Marx was indeed making predictions regarding the vague and distant future, hence he never really produced concrete concepts regarding the form of capitalism's successor or even of the process, i.e. the technological developments and changing relations of production, whereby the new mode of production would emerge. His theories of the changeover from capitalism to socialism are far far more schematic than are his theories about the capitalism of his day. Korsch's regard for the "Gotha program" as the Marxian model for future socialist society is in my view badly misplaced. It hardly provides a comprehensive model of a universal mode of production comparable to capitalism. Lenin did produce more concrete concepts than those of Marx regarding the "great transformation". While some of his theory of revolution where extremely effective (mainly in the establishment of party control of the state and of society), history has shown him to be dead wrong as regards the establishment of modern industrial socialism.

Any effective (practical), concrete description of the future socialist society and of the processes whereby such a society will emerge can only be based on continuous on-going SCIENTIFIC MATERIAL work that follows the changes within the developing capitalist system. Considering the history of the emergence, rise and eventual dominance of the capitalist system within Feudalism, I suggest that we, like Marx, not be enslaved by traditions - glorious as they may be, and like the inimitable Mao, give priorities to investigation over "book worship".
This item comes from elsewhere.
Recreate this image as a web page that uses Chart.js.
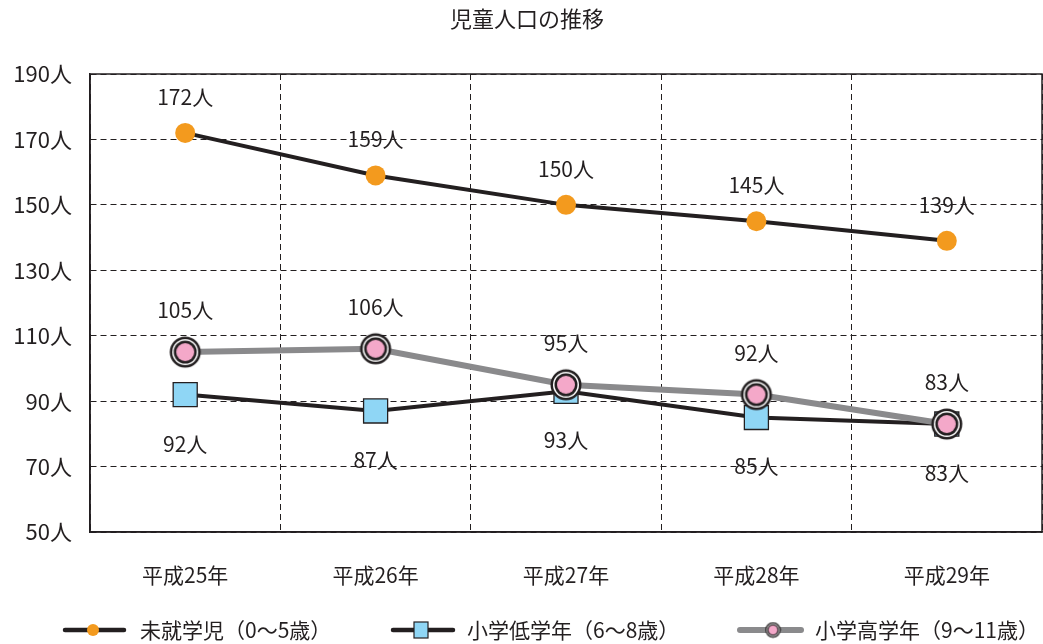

Victor Friedlander-Rakocz victor at kfar-hanassi.org.il ----- Original Message ----- From: "Culture Lab" <info at pulpculture.org> To: <lbo-talk at lbo-talk.org> Sent: Sunday, October 23, 2005 20:42 Subject: Re: [lbo-talk] Some Observations on Class, was Re: working class?


>I don't see how it's in need of much. He wrote extensively about a variety
>of classes and their relations to one another in a variety of texts,
>including _Capital_. Even when he wrote about working class v capital, he
>was speaking to the future, not the present. He was making a prediction,
>which is why there is an extensive literature that addresses that
>prediction, asks why it never came to pass.
>
> Marx also wrote about whether intellectuals would fall down on the side of
> capital or the working class, for instance, arguing that it could go
> either way. He saw the significance of intellectuals, even then, asking
> whether they'd be capitalist tools or not. His answer was that there was
> no proclivity toward one side or the other. It depended on historical
> circumstances.
>
> Gar Lipow might make the argument that we just haven't reached the future
> Marx dreamed of, when the scales would fall from our eyes and it would be
> the masses of the working class, united, and staring down a minority,
> Capital. In the meanwhile, there's nothing particularly dangerous about
> discussing, analyzing, or theorizing. Marx surely did. And, his
> interpreters to English having him using the word _class_ throughout his
> oeuvre.
>
> someone once told me that the difference here -- a marker of how you see
> this perhaps? -- is how you see Marx's ouevre:
>
> There are those who think his writings are of a piece, that the old marx
> can be see as extending and clarifying and moving into a specific set of
> analyses (to address the questions that plagued economists at the time and
> make his mark) the work of the young marx.
>
> Others seem to be embarrassed by the work of the young marx and argue that
> there is a radical break between the two and that the work of the young
> marx really can't help us understand the old.
>
> Me? I think that the use of phrases signifying the existence of more than
> one class in the late Marx is enough to toss that debate into the
> recycling bin of history once and for all.
>
> Alas, this is about the fifth time I've written this since 1998, so
> d-d-d-d-d-d-d-d-d-d.
>
> At 10:29 AM 10/23/2005, Victor wrote:
>
>>I do not agree with you that there is no practical value to be had in the
>>investigation of class relations in the US. I suggest that considering
>>the datedness of Marx's analysis of Capital (the Capitalism described in
>>_Capital_ is mainly that of England up to the late 1850's, early 1860's),
>>and of his familiarity with alternatives to the capitalist mode of
>>production (mostly the 18th and early 19th century Utopias and Romantic
>>representations of cooperative peasant communities) the original Marxist
>>paradigm is in sore need of revision.